WASHINGTON (Reuters) - The Securities and Exchange Commission is granting public companies more leeway in how they go about calculating the ratio between how much a chief executive makes compared to its median workforce.
The regulator provided additional guidance Thursday on how companies must go about calculating that pay ratio, mandated as part of the 2010 Dodd-Frank financial reform law.
Under the new guidance, the SEC said it would not specify precise methods companies must use to calculate the ratio, after companies had complained of challenges in determining the median income of its employees.
“It’s our priority to make sure that we implement disclosure rules mandated by Congress in a way that is true to the mandate and, to the extent practicable, allows companies to use operational data and otherwise readily available information to produce the disclosures,” SEC Chairman Jay Clayton said in a statement.
The SEC said it would not specify what “other reasonable methods” companies could use to calculate the ratio, “allowing each registrant to determine the method that best suits its own facts and circumstances.”
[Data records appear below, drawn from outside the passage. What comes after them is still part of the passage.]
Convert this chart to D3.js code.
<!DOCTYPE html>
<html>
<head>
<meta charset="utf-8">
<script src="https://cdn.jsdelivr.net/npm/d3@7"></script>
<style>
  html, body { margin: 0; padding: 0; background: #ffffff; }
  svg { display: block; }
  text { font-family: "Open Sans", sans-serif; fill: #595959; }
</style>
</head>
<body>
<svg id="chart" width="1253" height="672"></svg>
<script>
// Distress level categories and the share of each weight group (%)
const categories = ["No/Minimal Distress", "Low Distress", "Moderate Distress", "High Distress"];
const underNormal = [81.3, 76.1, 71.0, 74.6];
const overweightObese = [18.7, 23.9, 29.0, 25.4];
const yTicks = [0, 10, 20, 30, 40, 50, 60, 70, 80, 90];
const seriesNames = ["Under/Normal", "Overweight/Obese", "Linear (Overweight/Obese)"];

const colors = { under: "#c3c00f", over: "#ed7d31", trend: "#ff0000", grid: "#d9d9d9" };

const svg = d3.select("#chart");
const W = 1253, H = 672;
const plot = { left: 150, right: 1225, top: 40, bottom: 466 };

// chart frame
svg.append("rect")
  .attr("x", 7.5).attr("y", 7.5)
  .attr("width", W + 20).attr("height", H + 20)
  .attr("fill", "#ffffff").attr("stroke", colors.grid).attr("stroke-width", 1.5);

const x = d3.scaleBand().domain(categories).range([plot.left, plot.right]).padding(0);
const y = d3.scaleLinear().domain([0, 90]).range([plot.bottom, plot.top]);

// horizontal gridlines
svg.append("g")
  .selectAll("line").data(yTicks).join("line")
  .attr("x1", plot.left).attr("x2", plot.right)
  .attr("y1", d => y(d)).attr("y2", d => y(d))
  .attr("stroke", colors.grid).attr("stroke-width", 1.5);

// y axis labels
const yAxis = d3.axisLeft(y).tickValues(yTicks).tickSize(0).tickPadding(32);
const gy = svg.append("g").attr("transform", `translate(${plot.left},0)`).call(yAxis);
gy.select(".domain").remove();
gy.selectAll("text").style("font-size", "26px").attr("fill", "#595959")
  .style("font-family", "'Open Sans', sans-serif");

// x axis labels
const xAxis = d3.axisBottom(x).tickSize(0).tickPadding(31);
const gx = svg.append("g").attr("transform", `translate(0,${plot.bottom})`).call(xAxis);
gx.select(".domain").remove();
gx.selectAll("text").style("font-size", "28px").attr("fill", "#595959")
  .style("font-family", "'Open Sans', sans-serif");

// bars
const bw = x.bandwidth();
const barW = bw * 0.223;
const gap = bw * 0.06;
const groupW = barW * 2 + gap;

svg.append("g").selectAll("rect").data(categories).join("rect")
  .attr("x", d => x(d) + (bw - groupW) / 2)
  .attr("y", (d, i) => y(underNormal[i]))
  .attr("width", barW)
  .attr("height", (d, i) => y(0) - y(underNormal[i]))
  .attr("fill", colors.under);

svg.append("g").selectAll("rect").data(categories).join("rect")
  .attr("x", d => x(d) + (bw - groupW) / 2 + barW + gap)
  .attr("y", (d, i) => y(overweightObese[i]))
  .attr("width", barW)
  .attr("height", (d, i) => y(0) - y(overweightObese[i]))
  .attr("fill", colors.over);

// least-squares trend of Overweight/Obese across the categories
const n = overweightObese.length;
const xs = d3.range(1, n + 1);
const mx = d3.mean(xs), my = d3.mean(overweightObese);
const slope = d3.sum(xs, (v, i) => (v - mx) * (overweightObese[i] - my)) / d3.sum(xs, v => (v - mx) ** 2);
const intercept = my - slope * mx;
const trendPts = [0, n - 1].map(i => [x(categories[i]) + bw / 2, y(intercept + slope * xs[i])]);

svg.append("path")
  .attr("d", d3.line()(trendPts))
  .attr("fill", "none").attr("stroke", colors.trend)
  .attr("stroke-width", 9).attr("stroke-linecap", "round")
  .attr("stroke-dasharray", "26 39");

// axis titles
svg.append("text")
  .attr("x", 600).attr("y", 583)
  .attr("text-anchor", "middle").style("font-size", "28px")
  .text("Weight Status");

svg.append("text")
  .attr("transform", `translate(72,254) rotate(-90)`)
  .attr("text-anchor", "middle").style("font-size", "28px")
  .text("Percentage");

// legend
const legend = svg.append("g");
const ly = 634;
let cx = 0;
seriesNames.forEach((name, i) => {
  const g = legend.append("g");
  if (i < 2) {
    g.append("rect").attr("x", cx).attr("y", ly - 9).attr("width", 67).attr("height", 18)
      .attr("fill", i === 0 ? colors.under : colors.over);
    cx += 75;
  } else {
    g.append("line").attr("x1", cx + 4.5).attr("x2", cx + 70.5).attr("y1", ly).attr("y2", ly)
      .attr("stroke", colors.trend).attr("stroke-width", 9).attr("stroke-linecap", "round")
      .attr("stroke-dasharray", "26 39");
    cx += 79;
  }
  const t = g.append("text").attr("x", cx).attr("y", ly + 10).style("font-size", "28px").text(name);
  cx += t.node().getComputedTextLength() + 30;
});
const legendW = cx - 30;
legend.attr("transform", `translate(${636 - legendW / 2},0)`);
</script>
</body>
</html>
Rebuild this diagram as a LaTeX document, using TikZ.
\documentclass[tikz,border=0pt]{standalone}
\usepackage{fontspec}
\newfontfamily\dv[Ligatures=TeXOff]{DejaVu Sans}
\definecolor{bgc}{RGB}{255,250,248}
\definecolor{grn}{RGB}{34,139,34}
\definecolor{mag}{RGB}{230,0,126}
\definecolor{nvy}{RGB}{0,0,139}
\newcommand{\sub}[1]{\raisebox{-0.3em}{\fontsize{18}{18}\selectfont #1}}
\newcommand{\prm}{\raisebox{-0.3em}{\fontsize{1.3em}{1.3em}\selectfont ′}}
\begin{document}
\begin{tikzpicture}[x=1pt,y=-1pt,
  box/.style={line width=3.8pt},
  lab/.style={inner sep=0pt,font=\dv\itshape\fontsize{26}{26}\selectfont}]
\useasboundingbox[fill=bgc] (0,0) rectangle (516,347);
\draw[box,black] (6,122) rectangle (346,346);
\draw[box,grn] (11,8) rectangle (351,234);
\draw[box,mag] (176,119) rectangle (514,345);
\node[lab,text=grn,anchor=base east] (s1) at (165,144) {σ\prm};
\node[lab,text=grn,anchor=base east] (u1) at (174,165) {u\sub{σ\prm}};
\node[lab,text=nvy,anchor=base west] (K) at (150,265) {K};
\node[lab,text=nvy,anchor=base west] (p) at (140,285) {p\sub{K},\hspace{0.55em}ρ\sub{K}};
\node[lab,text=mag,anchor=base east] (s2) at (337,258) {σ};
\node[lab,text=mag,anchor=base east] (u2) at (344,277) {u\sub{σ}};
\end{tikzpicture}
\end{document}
Dislcosure of the pay ratio had been advocated by some institutional investors, including unions and pension funds, who argued it would help them determine the appropriate levels of executive compensation.
The SEC finalized the rules in 2015, and companies will begin disclosing the ratio in 2018 as part of their fiscal 2017 disclosures. In February, then-SEC Acting Chairman Michael Piwowar announced the agency was soliciting public comment on any “unexpected challenges” companies were finding in complying with the new rule, and considering additional guidance.